2. A magnetic circuit as in claim 1 wherein:

said cylindrical magnet has a low magnetic remanence at one end and a high magnetic remanence at the other end.

3. A magnetic circuit as in claim 1 wherein:

said cladding magnet has a low magnetic remanence at one end and a high magnetic remanence at the other end.

4. A magnetic circuit as in claim 3 wherein:

the low magnetic remanence at one end of said cylindrical magnet is adjacent the low magnetic remanence at one end of said cladding magnet.

5. A magnetic circuit as in claim 4 further comprising:

an iris of soft magnetic material placed adjacent each end of said cylindrical magnet.

6. A magnetic circuit as in claim 5 further comprising:

an axially magnetized bucking magnet adjacent said iris adjacent the high magnetic remanence at the end of said cylindrical magnet.

7. A magnetic circuit as in claim 6 further comprising:

a ring-shaped bucking corner magnet adjacent said axially magnetized bucking magnet and said cylindrical magnet.
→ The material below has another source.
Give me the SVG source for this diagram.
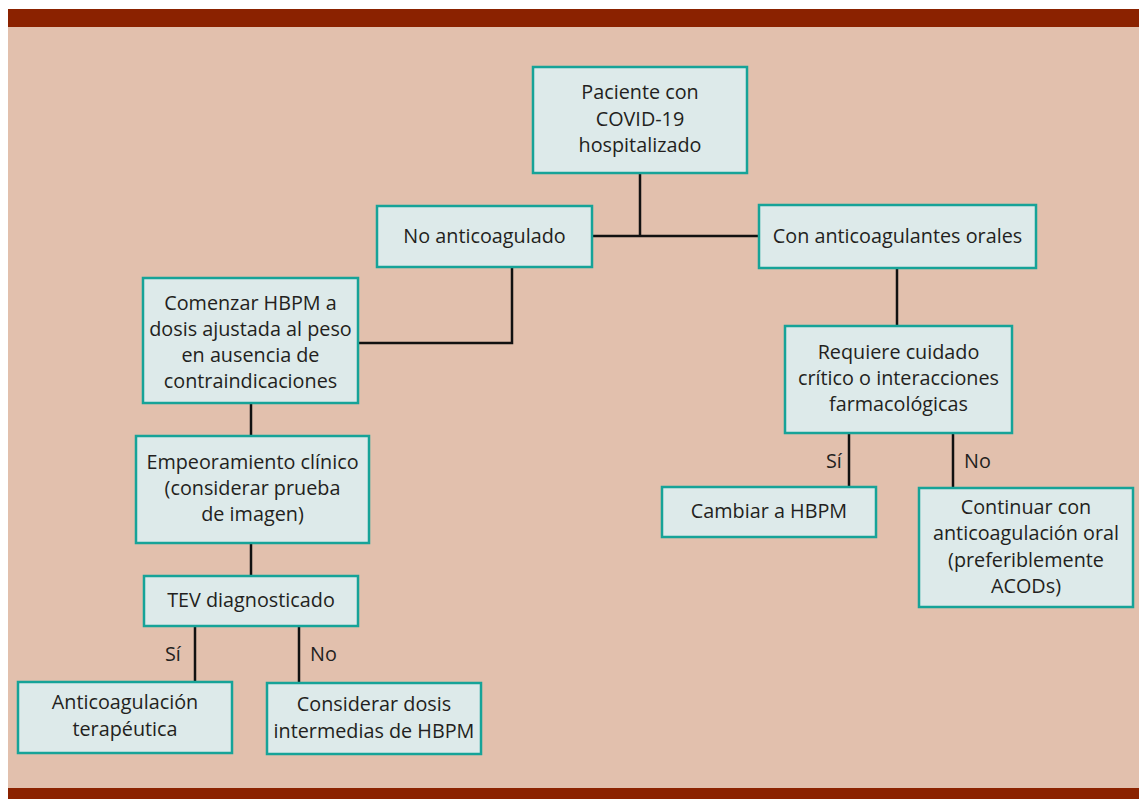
<svg xmlns="http://www.w3.org/2000/svg" width="1139" height="799" viewBox="0 0 1139 799">
  <style>
    .box { fill: #ddeaea; stroke: #16a398; stroke-width: 2.5; }
    .lbl { font-family: "Open Sans", "Noto Sans", sans-serif; font-size: 19.8px; fill: #231f20; text-anchor: middle; }
    .side { font-family: "Open Sans", "Noto Sans", sans-serif; font-size: 19.8px; fill: #231f20; }
    .conn { stroke: #111; stroke-width: 2.5; fill: none; }
  </style>
  <rect x="0" y="0" width="1139" height="799" fill="#ffffff"/>
  <rect x="8" y="9" width="1131" height="790" fill="#e2c0ad"/>
  <rect x="8" y="9" width="1131" height="18" fill="#8b2200"/>
  <rect x="8" y="788" width="1131" height="11" fill="#8b2200"/>

  <g id="connectors">
    <path class="conn" d="M640 173 V236"/>
    <path class="conn" d="M592 236 H759"/>
    <path class="conn" d="M512 267 V343 H358"/>
    <path class="conn" d="M251 403 V436"/>
    <path class="conn" d="M251 543 V576"/>
    <path class="conn" d="M195 626 V682"/>
    <path class="conn" d="M299 626 V683"/>
    <path class="conn" d="M897 268 V326"/>
    <path class="conn" d="M849 433 V487"/>
    <path class="conn" d="M953 433 V488"/>
    <text class="side" x="165" y="661">Sí</text>
    <text class="side" x="310" y="661">No</text>
    <text class="side" x="826" y="468">Sí</text>
    <text class="side" x="964" y="468">No</text>
  </g>

  <g id="n-paciente">
    <rect class="box" x="533" y="67" width="214" height="106"/>
    <text class="lbl" x="640" y="99">Paciente con</text>
    <text class="lbl" x="640" y="126">COVID-19</text>
    <text class="lbl" x="640" y="152">hospitalizado</text>
  </g>
  <g id="n-no-anticoagulado">
    <rect class="box" x="377" y="206" width="215" height="61"/>
    <text class="lbl" x="484.5" y="243">No anticoagulado</text>
  </g>
  <g id="n-con-anticoagulantes">
    <rect class="box" x="759" y="205" width="277" height="63"/>
    <text class="lbl" x="897.5" y="243">Con anticoagulantes orales</text>
  </g>
  <g id="n-comenzar">
    <rect class="box" x="143" y="278" width="215" height="125"/>
    <text class="lbl" x="250.5" y="310">Comenzar HBPM a</text>
    <text class="lbl" x="250.5" y="336">dosis ajustada al peso</text>
    <text class="lbl" x="250.5" y="362">en ausencia de</text>
    <text class="lbl" x="250.5" y="388">contraindicaciones</text>
  </g>
  <g id="n-empeoramiento">
    <rect class="box" x="136" y="436" width="233" height="107"/>
    <text class="lbl" x="252.5" y="469">Empeoramiento clínico</text>
    <text class="lbl" x="252.5" y="495">(considerar prueba</text>
    <text class="lbl" x="252.5" y="521">de imagen)</text>
  </g>
  <g id="n-tev">
    <rect class="box" x="144" y="576" width="214" height="50"/>
    <text class="lbl" x="251" y="607">TEV diagnosticado</text>
  </g>
  <g id="n-anticoagulacion">
    <rect class="box" x="18" y="682" width="214" height="71"/>
    <text class="lbl" x="125" y="709">Anticoagulación</text>
    <text class="lbl" x="125" y="736">terapéutica</text>
  </g>
  <g id="n-considerar">
    <rect class="box" x="267" y="683" width="214" height="71"/>
    <text class="lbl" x="374" y="711">Considerar dosis</text>
    <text class="lbl" x="374" y="738">intermedias de HBPM</text>
  </g>
  <g id="n-requiere">
    <rect class="box" x="785" y="326" width="227" height="107"/>
    <text class="lbl" x="898.5" y="359">Requiere cuidado</text>
    <text class="lbl" x="898.5" y="385">crítico o interacciones</text>
    <text class="lbl" x="898.5" y="411">farmacológicas</text>
  </g>
  <g id="n-cambiar">
    <rect class="box" x="662" y="487" width="214" height="50"/>
    <text class="lbl" x="769" y="518">Cambiar a HBPM</text>
  </g>
  <g id="n-continuar">
    <rect class="box" x="919" y="488" width="214" height="119"/>
    <text class="lbl" x="1026" y="514">Continuar con</text>
    <text class="lbl" x="1026" y="540">anticoagulación oral</text>
    <text class="lbl" x="1026" y="567">(preferiblemente</text>
    <text class="lbl" x="1026" y="593">ACODs)</text>
  </g>
</svg>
8. A magnetic circuit having low magnetic leakage comprising:

a constant radial thickness remanence varying axially magnetized cylindrical magnet having an axial bore therethrough; and

a constant radial thickness remanence varying radially magnetized cladding magnet coaxially circumscribing said cylindrical magnet including an augmenting portion of said cladding magnet magnetized in a direction augmenting the magnetic potential of the outer exterior surface of said cylindrical magnet to a magnetic potential equal to that on an outer circumferential portion between the ends of said cylindrical magnet from one end thereof to said circumferential portion thereof and a bucking portion of said cladding magnet magnetized in a direction bucking the magnetic potential of the outer exterior surface of said cylindrical magnet to a magnetic potential equal to that on said circumferential portion from said circumferential portion thereof to the other end thereof.

9. A magnetic circuit as in claim 8 wherein: said cylindrical magnet has a low magnetic remanence at one end, and a high magnetic remanence at the other end.

10. A magnet circuit as in claim 9 wherein: the low magnetic remanence at one end of said cylindrical magnet is adjacent said augmenting portion, and the high magnetic remanence at the other end of said cylindrical magnet is adjacent said bucking portion.

11. A magnetic circuit as in claim 10 further comprising: an iris of soft magnetic material placed adjacent each end of said cylindrical magnet.

12. A magnetic circuit as in claim 11 further comprising: an axially magnetized bucking magnet adjacent said iris adjacent the high magnetic remanence at the end of said cylindrical magnet; and

an axially magnetized augmenting magnet adjacent said iris adjacent the low magnetic remanence at the other end of said cylindrical magnet.

13. A magnetic circuit as in claim 12 further comprising: a ring-shaped bucking corner magnet adjacent said axially magnetized bucking magnet and said cylindrical magnet; and

a ring-shaped augmenting corner magnet adjacent said axially magnetized augmenting magnet and said cylindrical magnet.

14. A magnetic circuit as in claim 8 wherein:

said circumferential portion is the axial magnetic midpoint of said cylindrical magnet.